18. The apparatus of claim 16, further comprising:

19. A method comprising:

obtaining image data from a plurality of detectors arranged along a periphery of a detection area of a device, the image data indicating an interaction of an object with the device at or above the detection area;

obtaining a first reconstructed depth map from the image data, wherein the first reconstructed depth map has a higher resolution than the image; and

obtaining a second reconstructed depth map from the first reconstructed depth map.

20. The method of claim 19, wherein obtaining the first reconstructed depth map includes applying a learned weight matrix to vectorized image data.

21. The method of claim 20, further comprising learning the weight matrix.

22. The method of claim 21, wherein learning the weight matrix includes obtaining training set data of pairs of depth maps and images for multiple object gestures and positions, wherein the resolution of the depth maps is higher than the resolution of the images.

23. The method of claim 19, wherein obtaining a second reconstructed depth map includes applying a non-linear regression model to the first reconstructed depth map.

24. The method of claim 23, wherein applying a non-linear regression model to the first reconstructed depth map includes extracting a multi-pixel patch feature for each pixel of the first reconstructed depth map to determine a depth map value for each pixel.

25. The method of claim 24, further comprising learning the non-linear regression model.
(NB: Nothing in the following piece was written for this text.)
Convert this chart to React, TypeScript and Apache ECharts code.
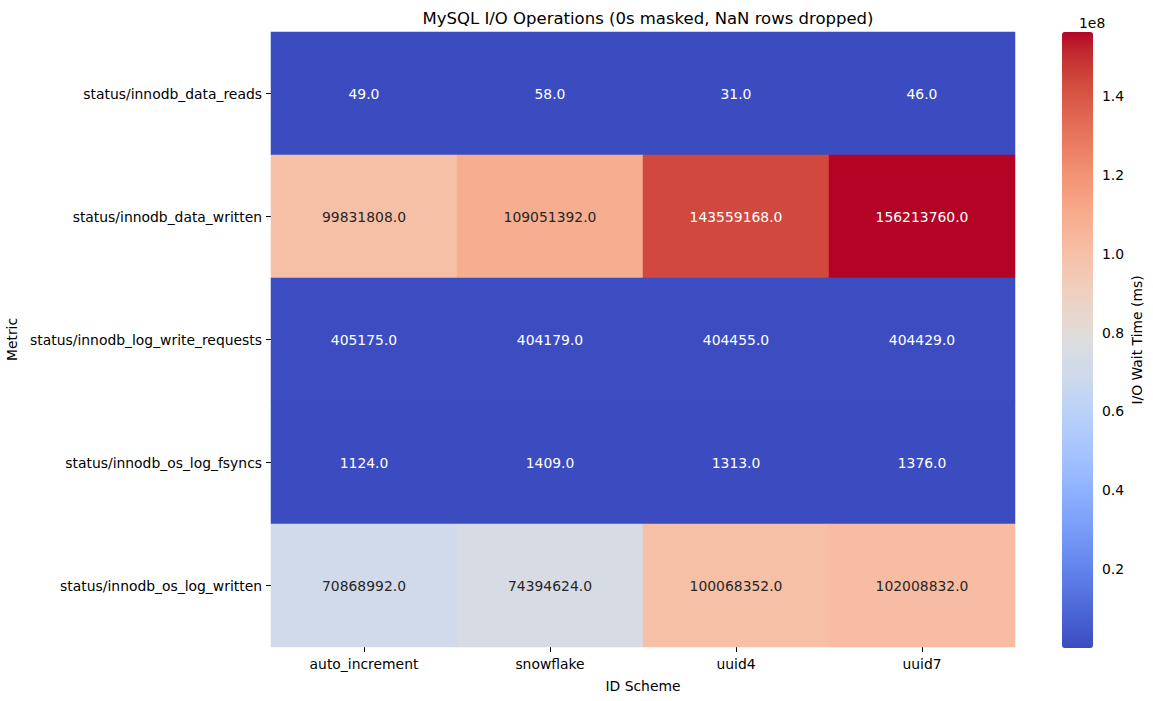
import React, { useEffect, useRef } from "react";
import * as echarts from "echarts";

const schemes = ["auto_increment", "snowflake", "uuid4", "uuid7"];
const metrics = [
  "status/innodb_data_reads",
  "status/innodb_data_written",
  "status/innodb_log_write_requests",
  "status/innodb_os_log_fsyncs",
  "status/innodb_os_log_written",
];
const dataReads = [49, 58, 31, 46];
const dataWritten = [99831808, 109051392, 143559168, 156213760];
const logWriteRequests = [405175, 404179, 404455, 404429];
const osLogFsyncs = [1124, 1409, 1313, 1376];
const osLogWritten = [70868992, 74394624, 100068352, 102008832];
const rows = [dataReads, dataWritten, logWriteRequests, osLogFsyncs, osLogWritten];
const colorbarTicks = [0.2, 0.4, 0.6, 0.8, 1.0, 1.2, 1.4];

const coolwarm = [
  [59, 76, 192], [68, 90, 204], [77, 104, 215], [87, 117, 225], [98, 130, 234],
  [108, 142, 241], [119, 154, 247], [130, 165, 251], [141, 176, 254], [152, 185, 255],
  [163, 194, 255], [174, 201, 253], [184, 208, 249], [194, 213, 244], [204, 217, 238],
  [213, 219, 230], [221, 221, 221], [229, 216, 209], [236, 211, 197], [241, 204, 185],
  [245, 196, 173], [247, 187, 160], [247, 177, 148], [247, 166, 135], [244, 154, 123],
  [241, 141, 111], [236, 127, 99], [229, 112, 88], [222, 96, 77], [213, 80, 66],
  [203, 62, 56], [192, 40, 47], [180, 4, 38],
];

const FONT = "DejaVu Sans";

export default function App() {
  const ref = useRef<HTMLDivElement>(null);
  useEffect(() => {
    if (!ref.current) return;
    const chart = echarts.init(ref.current, null, { renderer: "svg" });
    const all = rows.flat();
    const vmin = Math.min(...all);
    const vmax = Math.max(...all);

    const sample = (v: number) => {
      const t = (v - vmin) / (vmax - vmin);
      const p = t * (coolwarm.length - 1);
      const i = Math.min(Math.floor(p), coolwarm.length - 2);
      const f = p - i;
      return coolwarm[i].map((c, k) => c + (coolwarm[i + 1][k] - c) * f);
    };
    const lum = (rgb: number[]) => {
      const lin = rgb.map((c) => {
        const s = c / 255;
        return s <= 0.03928 ? s / 12.92 : Math.pow((s + 0.055) / 1.055, 2.4);
      });
      return 0.2126 * lin[0] + 0.7152 * lin[1] + 0.0722 * lin[2];
    };

    const data: any[] = [];
    rows.forEach((r, yi) =>
      r.forEach((v, xi) => {
        const light = lum(sample(v)) > 0.408;
        data.push({
          value: [xi, yi, v],
          label: { color: light ? "#262626" : "#ffffff" },
        });
      })
    );

    chart.setOption({
      animation: false,
      backgroundColor: "#ffffff",
      textStyle: { fontFamily: FONT },
      title: {
        text: "MySQL I/O Operations (0s masked, NaN rows dropped)",
        left: 643,
        textAlign: "center",
        top: 5,
        textStyle: { fontFamily: FONT, fontSize: 16.5, fontWeight: "normal", color: "#000" },
      },
      grid: [
        { left: 271, top: 32, width: 744, height: 615, outerBoundsMode: "none", containLabel: false },
        { left: 1062, top: 32, width: 31, height: 616, outerBoundsMode: "none", containLabel: false },
      ],
      xAxis: [
        {
          type: "category",
          gridIndex: 0,
          data: schemes,
          name: "ID Scheme",
          nameLocation: "middle",
          nameGap: 32,
          nameTextStyle: { fontFamily: FONT, fontSize: 13.9, color: "#000" },
          axisLine: { show: false },
          axisTick: { show: true, alignWithLabel: true, length: 5, lineStyle: { color: "#000", width: 1 } },
          axisLabel: { fontFamily: FONT, fontSize: 13.9, color: "#000", margin: 10 },
          splitLine: { show: false },
        },
        { type: "value", gridIndex: 1, show: false, min: 0, max: 1 },
      ],
      yAxis: [
        {
          type: "category",
          gridIndex: 0,
          data: metrics,
          inverse: true,
          name: "Metric",
          nameLocation: "middle",
          nameGap: 247,
          nameRotate: 90,
          nameTextStyle: { fontFamily: FONT, fontSize: 13.9, color: "#000" },
          axisLine: { show: false },
          axisTick: { show: true, alignWithLabel: true, length: 5, lineStyle: { color: "#000", width: 1 } },
          axisLabel: { fontFamily: FONT, fontSize: 13.9, color: "#000", margin: 9 },
          splitLine: { show: false },
        },
        {
          type: "value",
          gridIndex: 1,
          position: "right",
          min: 0,
          max: vmax,
          interval: 2e7,
          name: "I/O Wait Time (ms)",
          nameLocation: "middle",
          nameGap: 37,
          nameRotate: 90,
          nameTextStyle: { fontFamily: FONT, fontSize: 13.9, color: "#000" },
          axisLine: { show: false },
          axisTick: { show: true, length: 5, lineStyle: { color: "#000", width: 1 } },
          axisLabel: {
            fontFamily: FONT,
            fontSize: 13.9,
            color: "#000",
            margin: 9,
            showMinLabel: false,
            showMaxLabel: false,
            formatter: (v: number) => {
              const t = Math.round(v / 1e7) / 10;
              return colorbarTicks.includes(t) ? t.toFixed(1) : "";
            },
          },
          splitLine: { show: false },
        },
      ],
      visualMap: {
        type: "continuous",
        min: vmin,
        max: vmax,
        seriesIndex: 0,
        calculable: false,
        showLabel: false,
        text: ["", ""],
        itemWidth: 31,
        itemHeight: 616,
        left: 1062,
        top: 32,
        padding: 0,
        inRange: { color: coolwarm.map((c) => `rgb(${c[0]},${c[1]},${c[2]})`) },
      },
      graphic: [
        {
          type: "text",
          left: 1079,
          top: 16,
          style: { text: "1e8", font: `13.9px ${FONT}`, fill: "#000", textAlign: "center" },
        },
      ],
      series: [
        {
          type: "heatmap",
          xAxisIndex: 0,
          yAxisIndex: 0,
          data,
          itemStyle: { borderWidth: 0 },
          label: {
            show: true,
            fontFamily: FONT,
            fontSize: 13.9,
            formatter: (p: any) => Number(p.value[2]).toFixed(1),
          },
          emphasis: { disabled: true },
        },
      ],
    });
    return () => chart.dispose();
  }, []);
  return (
    <div
      ref={ref}
      style={{ position: "fixed", left: 0, top: 0, width: 1153, height: 701 }}
    />
  );
}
26. The method of claim 19, wherein the second reconstructed depth map has a resolution at least three times greater than the resolution of the image.

27. The method of claim 19, wherein the object is a hand.

28. The method of claim 27, further comprising applying a trained classification model to the second reconstructed depth map to determine locations of fingertips of the hand.

29. The method of claim 28, wherein the locations include translation and depth location information.